All three are very good to discover. Did they think they were going to catch people boarding airplanes, and be able to prove they were going to fly them into buildings?
But, along with several British counterterrorism officials, some of the officials questioned assertions by the Bush administration that the program was the key to uncovering a plot to detonate fertilizer bombs in London in 2004. The F.B.I. and other law enforcement officials also expressed doubts about the importance of the program's role in another case named by administration officials as a success in the fight against terrorism, an aborted scheme to topple the Brooklyn Bridge with a blow torch. Some officials said that in both cases, they had already learned of the plans through interrogation of prisoners or other means.
But thanks to Senator McCain, it is going to be harder to get results through interrogation.
CQ blogged The FBI, however, apparently doesn't like the fact that this program is run outside of its control. Even the Times alludes throughout the article that the FBI actively seeks to minimize the benefits of the NSA program because they can't control it themselves. It's a continuation of the same cross-agency feuding that has always existed in the American intelligence community.
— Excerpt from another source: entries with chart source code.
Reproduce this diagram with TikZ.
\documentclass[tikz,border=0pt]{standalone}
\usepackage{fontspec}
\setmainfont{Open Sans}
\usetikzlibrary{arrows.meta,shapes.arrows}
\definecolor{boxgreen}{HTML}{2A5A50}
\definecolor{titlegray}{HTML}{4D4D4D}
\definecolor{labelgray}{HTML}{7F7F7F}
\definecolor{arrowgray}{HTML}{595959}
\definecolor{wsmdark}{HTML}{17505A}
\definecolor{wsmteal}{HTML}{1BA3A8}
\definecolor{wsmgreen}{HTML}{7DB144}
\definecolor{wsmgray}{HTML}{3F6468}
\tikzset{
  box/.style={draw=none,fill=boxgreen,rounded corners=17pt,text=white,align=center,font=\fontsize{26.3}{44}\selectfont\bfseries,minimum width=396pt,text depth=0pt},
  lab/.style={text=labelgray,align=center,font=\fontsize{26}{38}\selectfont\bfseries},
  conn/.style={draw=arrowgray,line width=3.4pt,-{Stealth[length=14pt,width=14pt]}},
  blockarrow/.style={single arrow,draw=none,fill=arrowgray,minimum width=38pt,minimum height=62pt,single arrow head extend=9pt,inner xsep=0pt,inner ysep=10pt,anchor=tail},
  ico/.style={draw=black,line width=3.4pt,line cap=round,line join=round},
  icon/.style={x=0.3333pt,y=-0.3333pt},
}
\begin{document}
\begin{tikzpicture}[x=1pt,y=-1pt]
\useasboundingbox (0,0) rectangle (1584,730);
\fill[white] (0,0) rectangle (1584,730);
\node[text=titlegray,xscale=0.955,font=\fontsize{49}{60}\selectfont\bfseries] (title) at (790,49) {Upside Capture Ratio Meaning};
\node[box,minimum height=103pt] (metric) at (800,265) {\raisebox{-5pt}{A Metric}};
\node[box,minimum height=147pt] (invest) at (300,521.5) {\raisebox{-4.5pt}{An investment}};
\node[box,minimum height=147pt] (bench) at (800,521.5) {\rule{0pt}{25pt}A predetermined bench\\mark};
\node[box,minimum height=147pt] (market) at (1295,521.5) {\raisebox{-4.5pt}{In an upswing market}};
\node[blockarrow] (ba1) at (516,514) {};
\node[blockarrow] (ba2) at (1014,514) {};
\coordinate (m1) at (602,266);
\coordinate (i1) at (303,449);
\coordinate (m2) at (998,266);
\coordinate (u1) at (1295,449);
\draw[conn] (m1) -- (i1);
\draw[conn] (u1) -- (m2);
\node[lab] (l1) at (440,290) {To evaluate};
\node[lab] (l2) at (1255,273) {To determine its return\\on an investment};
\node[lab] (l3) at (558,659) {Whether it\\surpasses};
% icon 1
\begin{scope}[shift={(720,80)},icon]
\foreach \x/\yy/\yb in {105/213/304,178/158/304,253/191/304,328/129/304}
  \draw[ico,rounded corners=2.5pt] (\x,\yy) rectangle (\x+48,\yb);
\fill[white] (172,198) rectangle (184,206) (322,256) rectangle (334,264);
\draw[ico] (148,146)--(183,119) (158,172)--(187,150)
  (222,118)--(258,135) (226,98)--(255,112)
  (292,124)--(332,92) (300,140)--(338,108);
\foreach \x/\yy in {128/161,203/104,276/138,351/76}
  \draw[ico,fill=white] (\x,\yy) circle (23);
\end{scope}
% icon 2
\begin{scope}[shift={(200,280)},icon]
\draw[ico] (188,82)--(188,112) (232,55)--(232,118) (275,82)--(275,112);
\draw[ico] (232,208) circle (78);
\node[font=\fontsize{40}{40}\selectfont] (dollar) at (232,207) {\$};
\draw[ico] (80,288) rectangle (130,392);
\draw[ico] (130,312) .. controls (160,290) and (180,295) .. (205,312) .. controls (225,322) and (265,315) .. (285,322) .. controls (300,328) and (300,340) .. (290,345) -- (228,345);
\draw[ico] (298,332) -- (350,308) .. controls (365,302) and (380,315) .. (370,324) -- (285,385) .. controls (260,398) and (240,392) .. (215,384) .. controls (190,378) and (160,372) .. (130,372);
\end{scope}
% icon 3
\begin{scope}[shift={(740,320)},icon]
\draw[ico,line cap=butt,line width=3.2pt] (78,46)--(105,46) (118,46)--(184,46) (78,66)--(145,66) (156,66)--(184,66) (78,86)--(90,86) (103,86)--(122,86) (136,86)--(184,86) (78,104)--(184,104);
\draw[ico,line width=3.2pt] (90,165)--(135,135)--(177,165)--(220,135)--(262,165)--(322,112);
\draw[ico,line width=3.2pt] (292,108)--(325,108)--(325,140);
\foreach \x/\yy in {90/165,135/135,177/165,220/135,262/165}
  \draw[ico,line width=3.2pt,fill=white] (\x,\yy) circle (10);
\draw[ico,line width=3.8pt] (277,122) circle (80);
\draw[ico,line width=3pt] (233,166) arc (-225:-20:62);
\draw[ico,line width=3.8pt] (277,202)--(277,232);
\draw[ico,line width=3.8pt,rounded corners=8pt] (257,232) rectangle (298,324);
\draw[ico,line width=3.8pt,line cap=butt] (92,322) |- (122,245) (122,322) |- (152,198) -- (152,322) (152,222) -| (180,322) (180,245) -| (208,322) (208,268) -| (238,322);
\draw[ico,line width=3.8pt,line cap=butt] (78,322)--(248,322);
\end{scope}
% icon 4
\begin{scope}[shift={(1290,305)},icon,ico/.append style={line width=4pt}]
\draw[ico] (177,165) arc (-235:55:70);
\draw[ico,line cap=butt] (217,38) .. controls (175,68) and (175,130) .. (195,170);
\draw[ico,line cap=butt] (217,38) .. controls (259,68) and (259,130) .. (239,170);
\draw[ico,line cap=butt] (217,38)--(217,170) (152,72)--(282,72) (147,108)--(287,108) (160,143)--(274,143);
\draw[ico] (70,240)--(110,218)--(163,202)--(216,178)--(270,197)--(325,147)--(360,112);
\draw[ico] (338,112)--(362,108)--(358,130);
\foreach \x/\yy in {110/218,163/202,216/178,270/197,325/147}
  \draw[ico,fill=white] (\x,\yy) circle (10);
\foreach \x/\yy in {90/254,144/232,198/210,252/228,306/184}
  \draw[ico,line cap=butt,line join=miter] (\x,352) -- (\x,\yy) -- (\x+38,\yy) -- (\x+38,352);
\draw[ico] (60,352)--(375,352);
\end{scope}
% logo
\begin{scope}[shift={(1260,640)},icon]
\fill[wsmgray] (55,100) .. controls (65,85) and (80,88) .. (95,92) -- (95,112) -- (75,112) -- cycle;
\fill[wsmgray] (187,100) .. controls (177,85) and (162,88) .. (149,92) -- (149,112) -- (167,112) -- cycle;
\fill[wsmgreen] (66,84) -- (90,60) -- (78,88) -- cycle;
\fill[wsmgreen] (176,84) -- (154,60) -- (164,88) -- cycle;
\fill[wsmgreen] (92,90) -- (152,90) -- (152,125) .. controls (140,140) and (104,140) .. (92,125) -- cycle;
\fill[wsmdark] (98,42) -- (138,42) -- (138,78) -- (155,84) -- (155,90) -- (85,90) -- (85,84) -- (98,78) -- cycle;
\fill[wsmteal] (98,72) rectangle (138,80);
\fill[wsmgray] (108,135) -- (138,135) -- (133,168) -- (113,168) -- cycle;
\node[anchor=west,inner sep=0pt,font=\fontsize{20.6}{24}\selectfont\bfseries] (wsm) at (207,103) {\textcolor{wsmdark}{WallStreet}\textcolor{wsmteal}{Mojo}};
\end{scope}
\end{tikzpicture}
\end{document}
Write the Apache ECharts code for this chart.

The 9/11 Commission said that slapping an extra two layers of bureaucracy to the top would eliminate it, but as most of us pointed out, all it did was make intel that much harder to rise to the top.

The Volokh Conspiracy blogged This is an interesting story, although I'm not quite sure what to make of it. If the spying program led to the discovery of "a few terrorists," is the real story that the program only led to a few terrorists, or is it that the program successfully led to the discovery of terrorist cells inside the United States? The Times opts for the former, but it's not immediately obvious to me why they don't opt for the latter. Second, I'm a little bit skeptical of the sourcing for this article. Turf battles can create inter-agency friction, and a New York Times piece based on anonymous sources can provide excellent cover for fighting the battle over turf. I would want to know what kind of turf battles are going on within the government between the NSA and FBI before knowing how much to trust the views of anonymous FBI insiders about the work of the NSA. The story is helpful, and may be quite accurate, but I'm a bit cautious about this one.

GOP Bloggers blogged This is just part of the MSM campaign to impugn the manifestly successful (for whatever reason, unless you think Al Qaeda just took their ball and went home) efforts to prevent further attacks. When there is another attack, these same people will attack the government for its failure to prevent it. This amnesia exists on West 42nd Street, but polls indicate that most Americans don't share the Times's affliction.

The Moderate Voice blogged Which is the best approach? If nothing (that we in the public know of, of course) comes of this approach then some will argue it's a waste of time. If a tidbit comes that saves a large number of lives, it would be justified. But no matter what it doesn't sound as if the FBI is equipped to run down all of these infobits — and that this approach could prove to be a distraction. Of course, no one will know that is a fact unless something happens that in retrospect would have required a better allocation of FBI resources than checking out a schoolteacher who showed up in the big intelligence fishnet.